Tensor2tensor: How to use decode with attention_lm on ptb dataset?

Created on 3 Oct 2017 · 6Comments · Source: tensorflow/tensor2tensor

Environment:

DCA-LAPO-MAC:git lapolonio$ source ~/projects/Research/tensorflow/bin/activate
(tensorflow) DCA-LAPO-MAC:git lapolonio$ python --version
Python 2.7.10
(tensorflow) DCA-LAPO-MAC:git lapolonio$ pip show tensor2tensor
Name: tensor2tensor
Version: 1.2.4
(tensorflow) DCA-LAPO-MAC:git lapolonio$ pip show tensorflow
Name: tensorflow
Version: 1.3.0

Commands:

PROBLEM=languagemodel_ptb10k
MODEL=attention_lm
HPARAMS=attention_lm_small

DATA_DIR=$HOME/t2t_data
TMP_DIR=/tmp/t2t_datagen
TRAIN_DIR=$HOME/t2t_train/$PROBLEM/$MODEL-$HPARAMS

mkdir -p $DATA_DIR $TMP_DIR $TRAIN_DIR

# Generate data
t2t-datagen \
  --data_dir=$DATA_DIR \
  --tmp_dir=$TMP_DIR \
  --problem=$PROBLEM

# Train
# *  If you run out of memory, add --hparams='batch_size=1024'.
t2t-trainer \
  --data_dir=$DATA_DIR \
  --problems=$PROBLEM \
  --model=$MODEL \
  --hparams_set=$HPARAMS \
  --output_dir=$TRAIN_DIR

# Decode

DECODE_FILE=$DATA_DIR/decode_this.txt
echo "where are you" >> $DECODE_FILE

t2t-decoder \
  --data_dir=$DATA_DIR \
  --problems=$PROBLEM \
  --model=$MODEL \
  --hparams_set=$HPARAMS \
  --output_dir=$TRAIN_DIR \
  --decode_from_file=$DECODE_FILE

The error I get is:

ValueError: Dimension 0 in both shapes must be equal, but are 4 and 5 for 'Slice' (op: 'Slice') with input shapes: [?,?,1,1,1], [4], [5].
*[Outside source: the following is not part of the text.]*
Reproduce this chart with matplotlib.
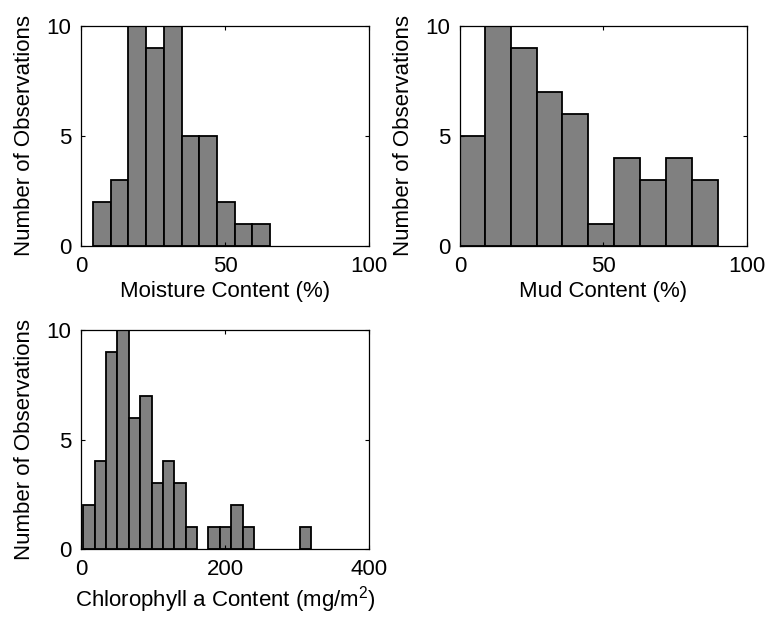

How do I use a checkpoint and a seed input to generate output? I saw in https://github.com/tensorflow/tensor2tensor/issues/86 using t2t-trainer and eval_steps to generate output. Is that the only way?

Source

lapolonio

Most helpful comment

I met with the similar problem as yours. It seems that the attention_lm is just the decoder part of the transformer, thus it wraps sentences in features['targets']. When you want to decode, anything you input, either interactively or from file, is taken as the features['inputs'], but the problem of ptb assumes that there is no such features['inputs'] and sentences should be in 'targets'. That is the problem here. I am trying to solve it now. Should I have any progress, I would update here. Anyway, there are a lot of such 'bugs' in tensor2tensor now.

renqianluo on 11 Oct 2017

👍4

All 6 comments

renqianluo on 11 Oct 2017

👍4

@renqianluo Is there anything I can do to help? Do you have the solution documented somewhere?

lapolonio on 26 Oct 2017

I believe this has been fixed. Please let us know if that's not the case.

rsepassi on 14 Nov 2017

i do the same thing and got the decode result like this:

INFO:tensorflow:Inference results INPUT: but while the new york stock exchange did n't fall apart friday as the dow jones industrial average plunged N points most of it in the final hour it barely managed to stay this side of chaos
INFO:tensorflow:Inference results OUTPUT:
INFO:tensorflow:Inference results INPUT: the N stock specialist firms on the big board floor the buyers and sellers of last resort who were criticized after the N crash once again could n't handle the selling pressure
INFO:tensorflow:Inference results OUTPUT:
INFO:tensorflow:Inference results INPUT: once again the specialists were not able to handle the imbalances on the floor of the new york stock exchange said christopher
INFO:tensorflow:Inference results OUTPUT:
INFO:tensorflow:Inference results INPUT: some circuit breakers installed after the october N crash failed their first test traders say unable to cool the selling panic in both stocks and futures
INFO:tensorflow:Inference results OUTPUT:
INFO:tensorflow:Inference results INPUT: big investment banks refused to step up to the plate to support the beleaguered floor traders by buying big blocks of stock traders say
INFO:tensorflow:Inference results OUTPUT:
INFO:tensorflow:Inference results INPUT: seven big board stocks ual amr bankamerica walt disney capital cities/abc philip morris and pacific telesis group stopped trading and never resumed
INFO:tensorflow:Inference results OUTPUT:
INFO:tensorflow:Inference results INPUT: heavy selling of standard & poor 's 500-stock index futures in chicago
INFO:tensorflow:Inference results OUTPUT:
INFO:tensorflow:Inference results INPUT: no it was n't black monday
INFO:tensorflow:Inference results OUTPUT:
INFO:tensorflow:Inference results INPUT: the equity market was
INFO:tensorflow:Inference results OUTPUT:
INFO:tensorflow:Inference results INPUT: the
INFO:tensorflow:Inference results OUTPUT: